GRANDI OPERE BUONE

GRANDI OPERE BUONE

Con la nomina di Graziano Delrio a ministro delle Infrastrutture e dei Trasporti, c’è da sperare che si passi dalla teoria delle Grandi Opere alla pratica delle Opere buone. Vale a dire delle infrastrutture, come strade e autostrade, reti ferroviarie e a banda larga, porti e aeroporti, che possono servire allo sviluppo del Paese. E magari delle opere pubbliche da realizzare a costi equi e in tempi certi.

Al suo esordio, è stato lo stesso neo-ministro a dichiarare che “non esistono infrastrutture né grandi né piccole, ma infrastrutture che sono utili quando sono utili alla comunità”. E ha spiegato: “Non bisogna pensare che le infrastrutture siano importanti quando sono grandi o quando collegano grandi poli. Ci sono infrastrutture che sono necessarie alla vita della comunità, e quelle sportive o le nostre scuole lo sono; ci sono infrastrutture che magari fanno piccoli collegamenti, ma hanno grande efficacia nella vita delle persone”.

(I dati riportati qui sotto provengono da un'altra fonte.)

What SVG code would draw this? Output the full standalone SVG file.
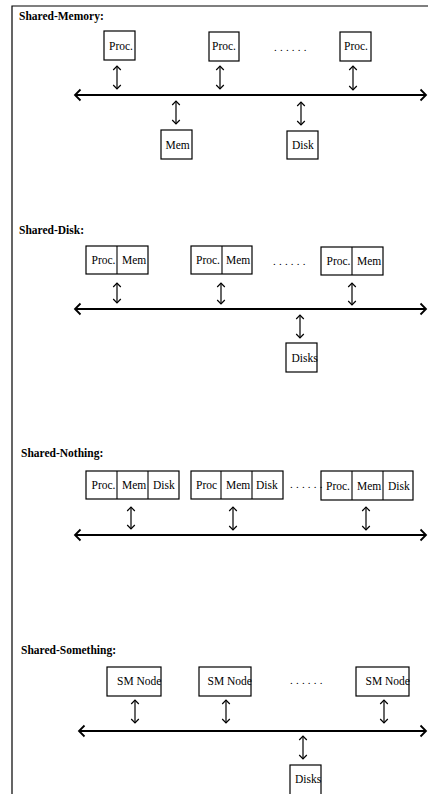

Nella retorica delle Grandi Opere, spesso s’insinuano interessi illeciti, grandi affari e malaffari. Più alto è l’importo dell’infrastruttura da realizzare, maggiori sono le occasioni di spreco e corruzione. Ma questo evidentemente non può essere un motivo valido e sufficiente per bloccare la crescita nazionale. Ben venga, allora, la riforma degli appalti pubblici all’insegna della trasparenza: tanto più se correggerà la prassi del “massimo ribasso”, dietro la quale si nascondono l’utilizzo di materiali scadenti o il ricorso a varianti in corso d’opera che allungano i tempi e fanno lievitare i costi.

>>>ANSA/DELRIO, ATTENTI A SOLDI PUBBLICI, FILO DIRETTO CON CANTONEAl neo-ministro, sono già arrivate le prime richieste dal fronte ambientalista. Vittorio Cogliati Dezza, presidente di Legambiente, l’ha subito invitato a “ripartire dalle città che sono il nostro oscar”. E poi l’ha sollecitato a fare in modo che “L’Aquila sia finalmente simbolo di rinascita e sicurezza per tutti”. Ermete Realacci, presidente della Commissione Ambiente della Camera, gli ha opportunamente ricordato che “il futuro dell’Italia è anche edilizia di qualità, innovazione, riqualificazione, sostenibilità”.

Tra le “opere buone” da mettere in cantiere, c’è anche l’ordinaria manutenzione delle strade, degli edifici pubblici e privati, dei parchi urbani e delle altre aree verdi, delle coste e dei fiumi. La storia infinita delle frane, delle alluvioni, degli esondamenti, insegna che è sempre meglio prevenire piuttosto che risarcire i danni prodotti dai disastri ambientali, a parte il costo incalcolabile delle vite umane. E sappiamo che la maggior parte di queste rovine non sono prodotte dalla fatalità, bensì dall’incuria e dalla mano dell’uomo.

Prima di costruire, e di consumare altro suolo, bisogna dunque ri-costruire: cioè riqualificare il territorio e rigenerare il patrimonio immobiliare anche ai fini del risparmio energetico. L’esperienza degli eco-incentivi è stata molto istruttiva in tal senso, alimentando investimenti e occupazione. Ma, per agevolare questo percorso, occorre semplificare le procedure, accelerare le pratiche e spezzare i “lacci e lacciuoli” della burocrazia che troppo spesso blocca, impedisce o rallenta la ricostruzione del Paese.